If you normalize one vector at a time on the SH4, it will spend a lot of time waiting and doing nothing while waiting for easy instruction to complete. Doing one vector at a time, like in the C code, using FIPR and FSRRA, each loop iteration is 14 instructions long and would take 22 cycles to complete. The SH4 can execute two instructions each cycle, so in 22 cycles it could theoretically execute 44 instructions. Just doing 14 means the SH4 could be doing more, if you could find more to do.

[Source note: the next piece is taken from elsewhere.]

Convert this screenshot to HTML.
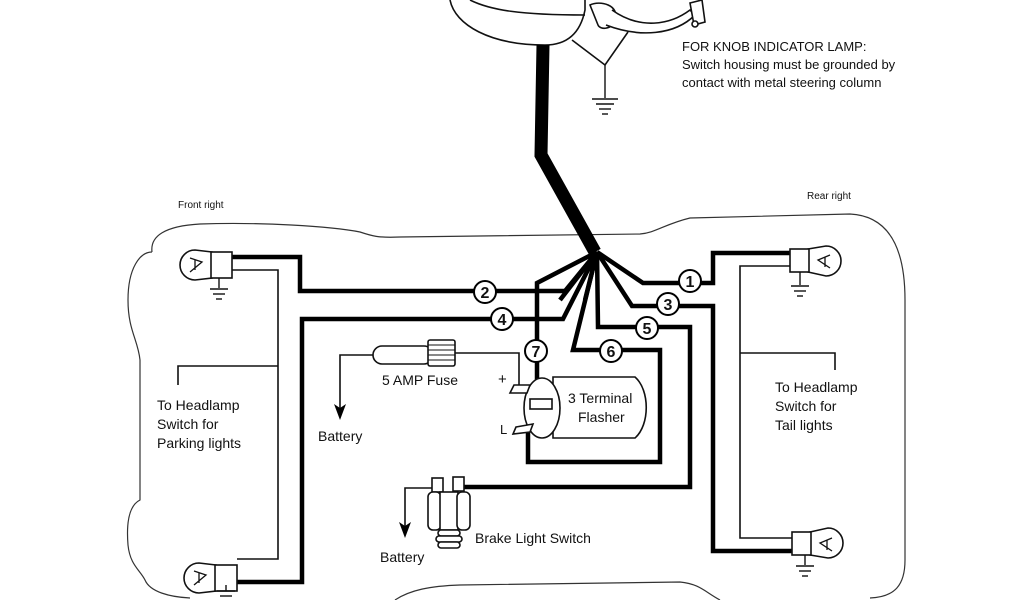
<!DOCTYPE html>
<html><head><meta charset="utf-8"><style>
html,body{margin:0;padding:0;background:#fff;}
svg{display:block;}
text{font-family:"Liberation Sans",sans-serif;fill:#111;}
</style></head><body>
<svg width="1024" height="600" viewBox="0 0 1024 600" xmlns="http://www.w3.org/2000/svg">
<!-- car body outline -->
<g fill="none" stroke="#333" stroke-width="1.2">
<path d="M152,252 C150,236 165,226 200,224 C260,222 330,226 360,232 C372,236 378,238 400,237 L640,234 C655,233 665,224 690,218 L850,214 C890,216 905,250 905,300 L905,560 C905,585 895,597 870,598"/>
<path d="M152,252 C140,252 128,268 128,300 C128,330 138,340 140,360 L140,500 C130,505 126,520 128,545 C130,565 140,570 145,580 C150,592 170,597 190,598"/>
<path d="M395,600 C410,590 430,586 460,585 L680,582 C700,584 705,592 720,600"/>
</g>
<!-- switch at top -->
<g fill="#fff" stroke="#111" stroke-width="1.6">
<path d="M450,0 C455,25 490,45 545,45 C565,45 580,35 585,10 L585,0"/>
<path d="M470,0 C490,10 520,15 585,15"/>
<path d="M590,5 C600,0 620,5 615,20 C612,30 600,30 598,25 Z"/>
<path d="M612,10 C640,30 670,25 690,10 L695,15 C675,35 640,38 606,25"/>
<path d="M690,3 L702,0 L705,22 L694,25 Z"/>
<circle cx="695" cy="24" r="3"/>
<path d="M572,40 L605,65 L628,32"/>
</g>
<g stroke="#111" stroke-width="1.4">
<line x1="605" y1="65" x2="605" y2="98"/>
<line x1="592" y1="99" x2="618" y2="99"/>
<line x1="596" y1="104" x2="614" y2="104"/>
<line x1="599" y1="109" x2="611" y2="109"/>
<line x1="602" y1="114" x2="608" y2="114"/>
</g>
<text x="682" y="51" font-size="13">FOR KNOB INDICATOR LAMP:</text>
<text x="682" y="69" font-size="13">Switch housing must be grounded by</text>
<text x="682" y="87" font-size="13">contact with metal steering column</text>
<path d="M543,45 L541,155 L595,252" fill="none" stroke="#000" stroke-width="13" stroke-linejoin="miter"/>
<text x="178" y="208" font-size="10">Front right</text>
<text x="807" y="199" font-size="10">Rear right</text>

<g fill="none" stroke="#000" stroke-width="4.5" stroke-linejoin="miter">
<path d="M232,257 L300,257 L300,291 L565,291 L597,252"/>
<path d="M237,582 L302,582 L302,319 L563,319 L597,252"/>
<path d="M537,398 L537,283 L597,252"/>
<path d="M528,428 L528,462 L660,462 L660,350 L573,350 L597,252"/>
<path d="M460,487 L690,487 L690,327 L598,327 L597,252"/>
<path d="M792,551 L713,551 L713,306 L632,306 L597,252"/>
<path d="M792,253 L713,253 L713,283 L643,283 L597,252"/>
<path d="M597,252 L585,300 M597,252 L560,300"/>
</g>
<g fill="none" stroke="#111" stroke-width="1.6">
<path d="M232,270 L278,270 L278,559 L237,559"/>
<path d="M178,385 L178,366 L278,366"/>
<path d="M792,266 L740,266 L740,538 L792,538"/>
<path d="M740,353 L835,353 L835,370"/>
<path d="M376,355 L340,355 L340,410"/>
<path d="M455,353 L519,353 L519,385"/>
<path d="M437,488 L405,488 L405,528"/>
</g>
<path d="M334,404 L340,420 L346,404 L340,408 Z" fill="#000"/>
<path d="M399,522 L405,538 L411,522 L405,526 Z" fill="#000"/>

<g fill="#fff" stroke="#111" stroke-width="1.6">
<path d="M212,252 L195,250 A15,15 0 1 0 195,280 L212,278 Z"/>
<rect x="211" y="252" width="21" height="26"/>
<path d="M216,565 L199,563 A15,15 0 1 0 199,593 L216,591 Z"/>
<rect x="215" y="565" width="22" height="26"/>
<path d="M808,249 L826,246 A15,15 0 1 1 826,276 L808,272 Z"/>
<rect x="790" y="249" width="19" height="23"/>
<path d="M810,532 L828,528 A15,15 0 1 1 828,558 L810,555 Z"/>
<rect x="792" y="532" width="19" height="23"/>
</g>
<g fill="none" stroke="#111" stroke-width="1.3">
<path d="M190,258 L202,262 L190,272 M195,260 L195,270"/>
<path d="M194,571 L206,575 L194,585 M199,573 L199,583"/>
<path d="M830,255 L818,260 L830,268 M825,257 L825,267"/>
<path d="M832,538 L820,543 L832,551 M827,540 L827,550"/>
</g>
<g stroke="#111" stroke-width="1.4">
<line x1="219" y1="278" x2="219" y2="288"/><line x1="210" y1="289" x2="228" y2="289"/><line x1="213" y1="294" x2="225" y2="294"/><line x1="216" y1="299" x2="222" y2="299"/>
<line x1="226" y1="591" x2="226" y2="585"/><line x1="217" y1="591" x2="235" y2="591"/><line x1="220" y1="596" x2="232" y2="596"/>
<line x1="800" y1="272" x2="800" y2="285"/><line x1="791" y1="286" x2="809" y2="286"/><line x1="794" y1="291" x2="806" y2="291"/><line x1="797" y1="296" x2="803" y2="296"/>
<line x1="805" y1="555" x2="805" y2="565"/><line x1="796" y1="566" x2="814" y2="566"/><line x1="799" y1="571" x2="811" y2="571"/><line x1="802" y1="576" x2="808" y2="576"/>
</g>

<g fill="#fff" stroke="#111" stroke-width="1.6">
<rect x="373" y="346" width="60" height="18" rx="9"/>
<rect x="428" y="340" width="27" height="26" rx="2"/>
</g>
<g stroke="#111" stroke-width="1"><line x1="428" y1="345" x2="455" y2="345"/><line x1="428" y1="350" x2="455" y2="350"/><line x1="428" y1="355" x2="455" y2="355"/><line x1="428" y1="360" x2="455" y2="360"/></g>
<text x="382" y="385" font-size="14">5 AMP Fuse</text>
<text x="318" y="441" font-size="14">Battery</text>

<g fill="#fff" stroke="#111" stroke-width="1.6">
<path d="M553,377 L635,377 C650,390 650,425 635,438 L553,438 Z"/>
<ellipse cx="542" cy="408" rx="18" ry="30"/>
<path d="M514,385 L530,385 L527,393 L510,393 Z"/>
<rect x="530" y="399" width="22" height="10"/>
<path d="M516,427 L533,424 L530,432 L513,434 Z"/>
</g>
<text x="498" y="384" font-size="15">+</text>
<text x="500" y="434" font-size="13">L</text>
<text x="568" y="403" font-size="14">3 Terminal</text>
<text x="578" y="422" font-size="14">Flasher</text>

<g fill="#fff" stroke="#111" stroke-width="1.6">
<rect x="432" y="478" width="11" height="14"/>
<rect x="453" y="477" width="11" height="14"/>
<rect x="428" y="492" width="13" height="38" rx="5"/>
<rect x="440" y="492" width="18" height="38"/>
<rect x="457" y="492" width="13" height="38" rx="5"/>
<rect x="438" y="530" width="22" height="6" rx="3"/>
<rect x="436" y="536" width="26" height="6" rx="3"/>
<rect x="438" y="542" width="22" height="6" rx="3"/>
</g>
<text x="475" y="543" font-size="14">Brake Light Switch</text>
<text x="380" y="562" font-size="14">Battery</text>

<text x="157" y="410" font-size="14">To Headlamp</text>
<text x="157" y="429" font-size="14">Switch for</text>
<text x="157" y="448" font-size="14">Parking lights</text>
<text x="775" y="392" font-size="14">To Headlamp</text>
<text x="775" y="411" font-size="14">Switch for</text>
<text x="775" y="430" font-size="14">Tail lights</text>

<g fill="#fff" stroke="#000" stroke-width="2">
<circle cx="485" cy="292" r="11"/><circle cx="502" cy="319" r="11"/><circle cx="536" cy="351" r="11"/>
<circle cx="611" cy="351" r="11"/><circle cx="647" cy="328" r="11"/><circle cx="668" cy="304" r="11"/><circle cx="690" cy="281" r="11"/>
</g>
<g font-size="16" font-weight="bold" text-anchor="middle">
<text x="485" y="298">2</text><text x="502" y="325">4</text><text x="536" y="357">7</text>
<text x="611" y="357">6</text><text x="647" y="334">5</text><text x="668" y="310">3</text><text x="690" y="287">1</text>
</g>
</svg>
</body></html>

And there is more to do, if you work on more than one vector at a time, and interleave the work for each vector. While the loads for one vector are completing, it's might also be preforming multiplies for another vector at the same time, instead of doing nothing else like in the one vector at a time version.
In the spreadsheet code, four vectors are normalized in each loop iteration. Each color in the spreadsheet represents a the instructions for a different vector. I used the numbers on the leftmost column to help ensure that I kept all instructions in the right order as I moved them around to try to find the best order. Each loop is 32 cycles, but since it works on 4 vectors each loop, the throughput is one vector every 8 cycles, so it's almost 3 times faster than doing one at a time.
The spreadsheet only contains the code for the loop, but there's more code required to get it to work. It has to do extra work to set stuff up for the loop and finish any incomplete vectors when the loop exits. If the number of vectors is not a multiple of four (or less than four), you have to work around that as well.